Assembling a Fly Rod
Those of you who are new to fly fishing might want to know what to do once you’re all kitted up, and have found that ideal fishing spot. And if you’re worried about looking idiotic when you make your first casts, don’t be…everyone was a beginner once. And chances are another angler will offer you some advice.
Okay, you’ve got your rod, reel, line and leader. Don’t put the rod together yet, though. First, rub some of the paraffin from a white candle on the male parts of the rod where joins together to stop the sections coming loose or getting stuck. Next, put the reel on, one 'foot' sliding into a slot in the reel seat. The reel is secured to the rod with the sliding or screw rings. There are two types of real seat: “uplocking” and “downlocking”. As for how to use the reel, a right hander will have the handles on the left side (and visa versa). Check to make sure your reel is set-up for the left hand retrieve by pulling out some line. You will notice if the drag engages going out or coming in, and should be “on” Note that most reels can be converted for right or left hand retrieve.
When you assemble the rod start with the eyes misaligned and twist the sections together, twisting about 90 degrees.

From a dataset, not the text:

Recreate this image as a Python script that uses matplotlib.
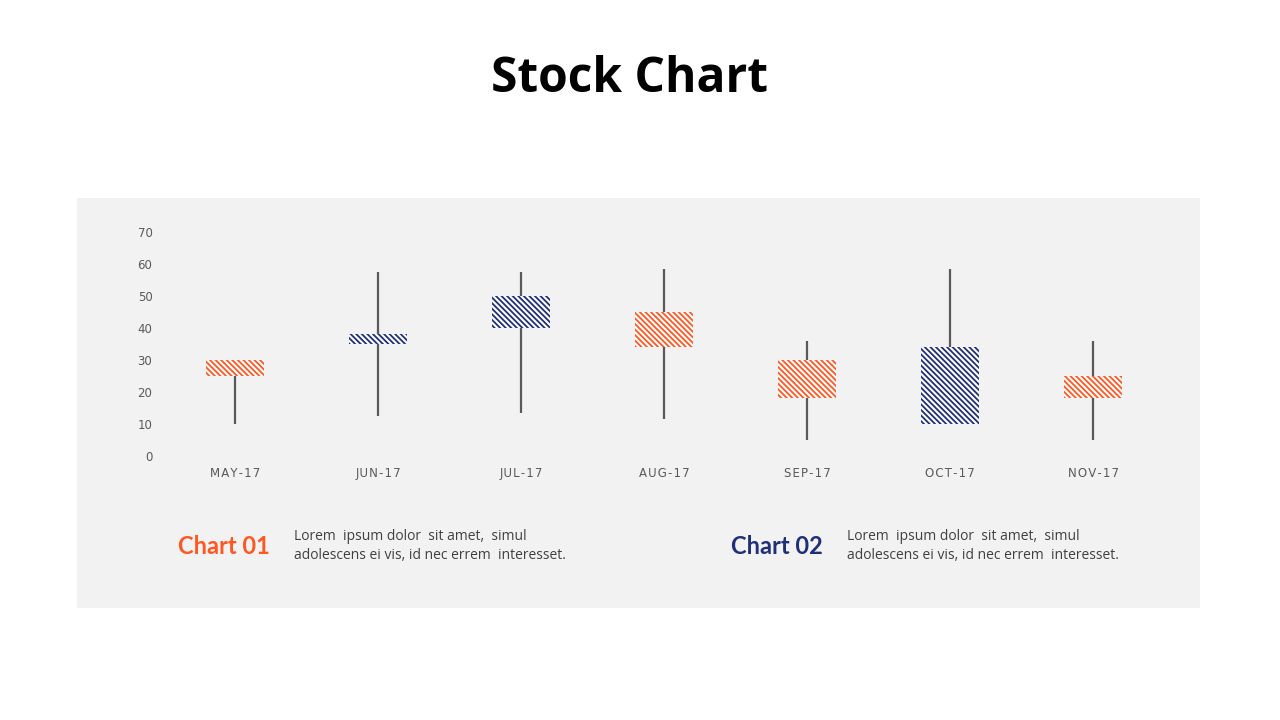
import matplotlib
matplotlib.use("Agg")
import matplotlib.pyplot as plt
from matplotlib.patches import Rectangle

# ---- Data ----
months = ["MAY-17", "JUN-17", "JUL-17", "AUG-17", "SEP-17", "OCT-17", "NOV-17"]
opens = [30, 35, 40, 45, 30, 10, 25]
highs = [30, 57.5, 57.5, 58.5, 36, 58.5, 36]
lows = [10, 12.5, 13.5, 11.5, 5, 10, 5]
closes = [25, 38, 50, 34, 18, 34, 18]

UP_COLOR = "#1F2F7A"
DOWN_COLOR = "#FF5722"
WICK_COLOR = "#595959"
PANEL_COLOR = "#F2F2F2"

plt.rcParams["hatch.linewidth"] = 1.3

fig = plt.figure(figsize=(12.8, 7.2), dpi=100)
fig.patch.set_facecolor("white")

# grey panel behind the chart
fig.patches.append(Rectangle((77 / 1280, 1 - 608 / 720), 1123 / 1280, 410 / 720,
                             transform=fig.transFigure, facecolor=PANEL_COLOR,
                             edgecolor="none", zorder=-1))

fig.text(0.492, 1 - 79 / 720, "Stock Chart", ha="center", va="center",
         fontsize=34.5, fontweight="bold", family=["Open Sans", "DejaVu Sans"])

ax = fig.add_axes([163.5 / 1280, 1 - 456 / 720, 1001 / 1280, 224 / 720])
ax.set_facecolor("none")
ax.set_zorder(2)

x = range(len(months))
ax.vlines(x, lows, highs, color=WICK_COLOR, linewidth=1.6, zorder=1)
for i in x:
    up = closes[i] >= opens[i]
    col = UP_COLOR if up else DOWN_COLOR
    bottom = min(opens[i], closes[i])
    height = abs(closes[i] - opens[i])
    ax.bar(i, height, bottom=bottom, width=0.4, facecolor="white",
           edgecolor=col, hatch="\\" * 6, linewidth=0, zorder=2)

ax.set_xlim(-0.5, len(months) - 0.5)
ax.set_ylim(0, 70)
ax.set_yticks(range(0, 71, 10))
ax.set_xticks(list(x))
ax.set_xticklabels(["\u200a".join(m) for m in months])
for s in ax.spines.values():
    s.set_visible(False)
ax.tick_params(axis="both", length=0, colors="#595959", labelsize=8.5)
ax.tick_params(axis="y", pad=8)
ax.tick_params(axis="x", pad=8)

# captions
fig.text(224 / 1280, 1 - 546 / 720, "Chart 01", ha="center", va="center",
         fontsize=17, fontweight="bold", color=DOWN_COLOR, family=["Lato", "DejaVu Sans"])
fig.text(294 / 1280, 1 - 546 / 720,
         "Lorem  ipsum dolor  sit amet,  simul\nadolescens ei vis, id nec errem  interesset.",
         ha="left", va="center", fontsize=10, color="#404040", linespacing=1.35,
         family=["Open Sans", "DejaVu Sans"])
fig.text(777 / 1280, 1 - 546 / 720, "Chart 02", ha="center", va="center",
         fontsize=17, fontweight="bold", color=UP_COLOR, family=["Lato", "DejaVu Sans"])
fig.text(847 / 1280, 1 - 546 / 720,
         "Lorem  ipsum dolor  sit amet,  simul\nadolescens ei vis, id nec errem  interesset.",
         ha="left", va="center", fontsize=10, color="#404040", linespacing=1.35,
         family=["Open Sans", "DejaVu Sans"])

fig.savefig("out.png", dpi=100)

Then make sure they are all aligned, as this will seat them correctly. Check the sections often to make sure they still have some paraffin on them, as paraffin can wear off over a season. Put the rear end of the rod on the ground and after folding a small loop in the fly line, and feed it up through the guides. (Don't put the line through the tiny little loop near the cork – that's a hook keeper.) To get the line through the higher end (the rod is taller than you), just angle it and walk toward the end with the line. Now hold onto the tip of the rod. With your other hand carefully pull out about ten feet of line. Now your rig is together. Take up your rod and pull line straight off the reel -- toward the stripping guide, not down and against the edge of the reel. Now that you’ve done all that you’re ready to cast on your day’s fly fishing.